In 2010 we had traveled to Italy. For me it was a dream vacation — we toured walled cities, visited museums and famous wineries. But for Jamie, the days filled with wonder were those spent in the farmlands of Tuscany. “I’d look at the dirt, more aptly described as dried clay and rocks, and be amazed at the strong, twisted trunks of ancient olive trees that stood there, steadfast,” he recalled. “Farmers said many of the trees were over 500 years old and still producing huge quantities of fruit.”
Olives had intrigued Jamie even before our trip. After Italy, they became his obsession.

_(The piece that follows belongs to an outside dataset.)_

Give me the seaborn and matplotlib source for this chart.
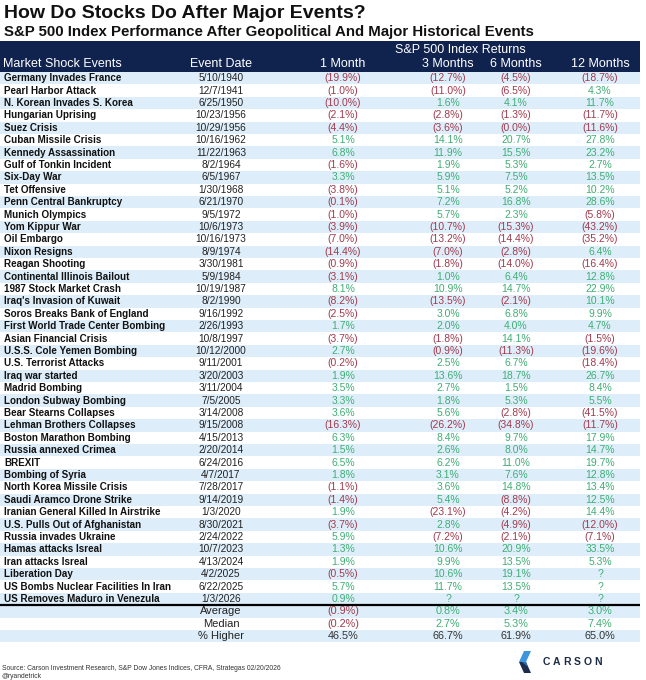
import numpy as np
import pandas as pd
import seaborn as sns
import matplotlib.pyplot as plt
from matplotlib.colors import ListedColormap
from matplotlib.patches import Polygon

# table data
events = ["Germany Invades France", "Pearl Harbor Attack", "N. Korean Invades S. Korea",
          "Hungarian Uprising", "Suez Crisis", "Cuban Missile Crisis", "Kennedy Assassination",
          "Gulf of Tonkin Incident", "Six-Day War", "Tet Offensive", "Penn Central Bankruptcy",
          "Munich Olympics", "Yom Kippur War", "Oil Embargo", "Nixon Resigns", "Reagan Shooting",
          "Continental Illinois Bailout", "1987 Stock Market Crash", "Iraq's Invasion of Kuwait",
          "Soros Breaks Bank of England", "First World Trade Center Bombing",
          "Asian Financial Crisis", "U.S.S. Cole Yemen Bombing", "U.S. Terrorist Attacks",
          "Iraq war started", "Madrid Bombing", "London Subway Bombing", "Bear Stearns Collapses",
          "Lehman Brothers Collapses", "Boston Marathon Bombing", "Russia annexed Crimea",
          "BREXIT", "Bombing of Syria", "North Korea Missile Crisis", "Saudi Aramco Drone Strike",
          "Iranian General Killed In Airstrike", "U.S. Pulls Out of Afghanistan",
          "Russia invades Ukraine", "Hamas attacks Isreal", "Iran attacks Isreal",
          "Liberation Day", "US Bombs Nuclear Facilities In Iran", "US Removes Maduro in Venezula"]

dates = ["5/10/1940", "12/7/1941", "6/25/1950", "10/23/1956", "10/29/1956", "10/16/1962",
         "11/22/1963", "8/2/1964", "6/5/1967", "1/30/1968", "6/21/1970", "9/5/1972",
         "10/6/1973", "10/16/1973", "8/9/1974", "3/30/1981", "5/9/1984", "10/19/1987",
         "8/2/1990", "9/16/1992", "2/26/1993", "10/8/1997", "10/12/2000", "9/11/2001",
         "3/20/2003", "3/11/2004", "7/5/2005", "3/14/2008", "9/15/2008", "4/15/2013",
         "2/20/2014", "6/24/2016", "4/7/2017", "7/28/2017", "9/14/2019", "1/3/2020",
         "8/30/2021", "2/24/2022", "10/7/2023", "4/13/2024", "4/2/2025", "6/22/2025", "1/3/2026"]

ret_1m = [-19.9, -1.0, -10.0, -2.1, -4.4, 5.1, 6.8, -1.6, 3.3, -3.8, -0.1, -1.0, -3.9, -7.0,
          -14.4, -0.9, -3.1, 8.1, -8.2, -2.5, 1.7, -3.7, 2.7, -0.2, 1.9, 3.5, 3.3, 3.6, -16.3,
          6.3, 1.5, 6.5, 1.8, -1.1, -1.4, 1.9, -3.7, 5.9, 1.3, 1.9, -0.5, 5.7, 0.9]
ret_3m = [-12.7, -11.0, 1.6, -2.8, -3.6, 14.1, 11.9, 1.9, 5.9, 5.1, 7.2, 5.7, -10.7, -13.2,
          -7.0, -1.8, 1.0, 10.9, -13.5, 3.0, 2.0, -1.8, -0.9, 2.5, 13.6, 2.7, 1.8, 5.6, -26.2,
          8.4, 2.6, 6.2, 3.1, 3.6, 5.4, -23.1, 2.8, -7.2, 10.6, 9.9, 10.6, 11.7, None]
ret_6m = [-4.5, -6.5, 4.1, -1.3, -0.0, 20.7, 15.5, 5.3, 7.5, 5.2, 16.8, 2.3, -15.3, -14.4,
          -2.8, -14.0, 6.4, 14.7, -2.1, 6.8, 4.0, 14.1, -11.3, 6.7, 18.7, 1.5, 5.3, -2.8, -34.8,
          9.7, 8.0, 11.0, 7.6, 14.8, -8.8, -4.2, -4.9, -2.1, 20.9, 13.5, 19.1, 13.5, None]
ret_12m = [-18.7, 4.3, 11.7, -11.7, -11.6, 27.8, 23.2, 2.7, 13.5, 10.2, 28.6, -5.8, -43.2,
           -35.2, 6.4, -16.4, 12.8, 22.9, 10.1, 9.9, 4.7, -1.5, -19.6, -18.4, 26.7, 8.4, 5.5,
           -41.5, -11.7, 17.9, 14.7, 19.7, 12.8, 13.4, 12.5, 14.4, -12.0, -7.1, 33.5, 5.3,
           None, None, None]

summary_labels = ["Average", "Median", "% Higher"]
sum_1m = [-0.9, -0.2, 46.5]
sum_3m = [0.8, 2.7, 66.7]
sum_6m = [3.4, 5.3, 61.9]
sum_12m = [3.0, 7.4, 65.0]

period_labels = ["1 Month", "3 Months", "6 Months", "12 Months"]

navy = "#10234f"
stripe = "#ddeefa"
red = "#a03a4c"
green = "#3fae74"

sns.set_theme(style="white")
plt.rcParams["font.family"] = ["Liberation Sans", "DejaVu Sans"]

W, H = 646, 680
fig = plt.figure(figsize=(W / 100, H / 100), dpi=100)


def fy(y):
    return 1 - y / H


table_top, head_h, row_h, table_w = 41, 31, 12.4, 640
n_ev = len(events)
n_rows = n_ev + len(summary_labels)
body_top = table_top + head_h
body_bot = body_top + n_rows * row_h

col_date = 221 / table_w
col_x = [343 / table_w, 448 / table_w, 516 / table_w, 600 / table_w]

# header band
hax = fig.add_axes([0, fy(body_top), table_w / W, head_h / H])
sns.heatmap(np.zeros((1, 1)), cmap=ListedColormap([navy]), cbar=False,
            xticklabels=False, yticklabels=False, ax=hax)
hax.text(460 / table_w, 0.72, "S&P 500 Index Returns", transform=hax.transAxes,
         ha="center", va="center", color="white", fontsize=9)
hax.text(3 / table_w, 0.25, "Market Shock Events", transform=hax.transAxes,
         ha="left", va="center", color="white", fontsize=9)
hax.text(col_date, 0.25, "Event Date", transform=hax.transAxes,
         ha="center", va="center", color="white", fontsize=9)
for x, lab in zip(col_x, period_labels):
    hax.text(x, 0.25, lab, transform=hax.transAxes, ha="center", va="center",
             color="white", fontsize=9)

# striped body
shade = [i % 2 for i in range(n_ev)] + [i % 2 for i in range(len(summary_labels))]
bax = fig.add_axes([0, fy(body_bot), table_w / W, (body_bot - body_top) / H])
sns.heatmap(pd.DataFrame({"shade": shade}), cmap=ListedColormap([stripe, "white"]),
            vmin=0, vmax=1, cbar=False, xticklabels=False, yticklabels=False, ax=bax)
tr = bax.get_yaxis_transform()


def fmt(v):
    if v is None:
        return "?", green
    if np.signbit(v):
        return f"({abs(v):.1f}%)", red
    return f"{v:.1f}%", green


for i in range(n_ev):
    y = i + 0.5
    bax.text(4 / table_w, y, events[i], transform=tr, ha="left", va="center",
             fontsize=7.1, fontweight="bold", color="#111111")
    bax.text(col_date, y, dates[i], transform=tr, ha="center", va="center",
             fontsize=7.3, color="#222222")
    for x, col in zip(col_x, [ret_1m, ret_3m, ret_6m, ret_12m]):
        s, c = fmt(col[i])
        bax.text(x, y, s, transform=tr, ha="center", va="center", fontsize=7.5, color=c)

bax.axhline(n_ev, color="black", lw=1.6)

for j, lab in enumerate(summary_labels):
    y = n_ev + j + 0.5
    bax.text(col_date, y, lab, transform=tr, ha="center", va="center",
             fontsize=8, color="#222222")
    for x, col in zip(col_x, [sum_1m, sum_3m, sum_6m, sum_12m]):
        if lab == "% Higher":
            s, c = f"{col[j]:.1f}%", "#333333"
        else:
            s, c = fmt(col[j])
        bax.text(x, y, s, transform=tr, ha="center", va="center", fontsize=7.8, color=c)

# titles
fig.text(4 / W, fy(13), "How Do Stocks Do After Major Events?", ha="left", va="center",
         fontsize=14, fontweight="bold", color="#111111")
fig.text(4 / W, fy(32), "S&P 500 Index Performance After Geopolitical And Major Historical Events",
         ha="left", va="center", fontsize=10.8, fontweight="bold", color="#111111")

# footer
fig.text(2 / W, fy(668), "Source: Carson Investment Research, S&P Dow Jones Indices, CFRA, "
         "Strategas 02/20/2026", ha="left", va="center", fontsize=4.9, color="#333333")
fig.text(2 / W, fy(676), "@ryandetrick", ha="left", va="center", fontsize=4.9,
         color="#333333")

# Carson logo
lax = fig.add_axes([0, 0, 1, 1])
lax.set_xlim(0, W)
lax.set_ylim(H, 0)
lax.axis("off")
lax.add_patch(Polygon([(524, 651), (531, 651), (526, 662), (519, 662)], closed=True,
                      color="#3f94db", lw=0))
lax.add_patch(Polygon([(519, 662), (526, 662), (531, 673), (524, 673)], closed=True,
                      color="#1c2c4c", lw=0))
lax.add_patch(Polygon([(522, 662), (526, 662), (528, 667)], closed=True,
                      color="#2a6fb0", lw=0))
for k, ch in enumerate("CARSON"):
    lax.text(546 + k * 10.4, 662, ch, ha="center", va="center", fontsize=7.5,
             fontweight="bold", color="#1d2b45")

fig.savefig("out.png", dpi=100)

The only other man I knew who loved to garden (and worked as hard) as Jamie was his good friend Ali‘i Chang, the late founder of Ali‘i Kula Lavender Farm. “Ali‘i and I would swap plants and stories,” Jamie told me. “Sometimes we would talk about how great it would be to incorporate olives with his lavender and create walking tours for visitors to his farm.” Ali‘i, and later our Kula neighbor Alan Battersby, were the first to grow olives here on a large scale, proving that Upcountry Maui had a suitable microclimate. But could Maui-grown olive oil be a viable business?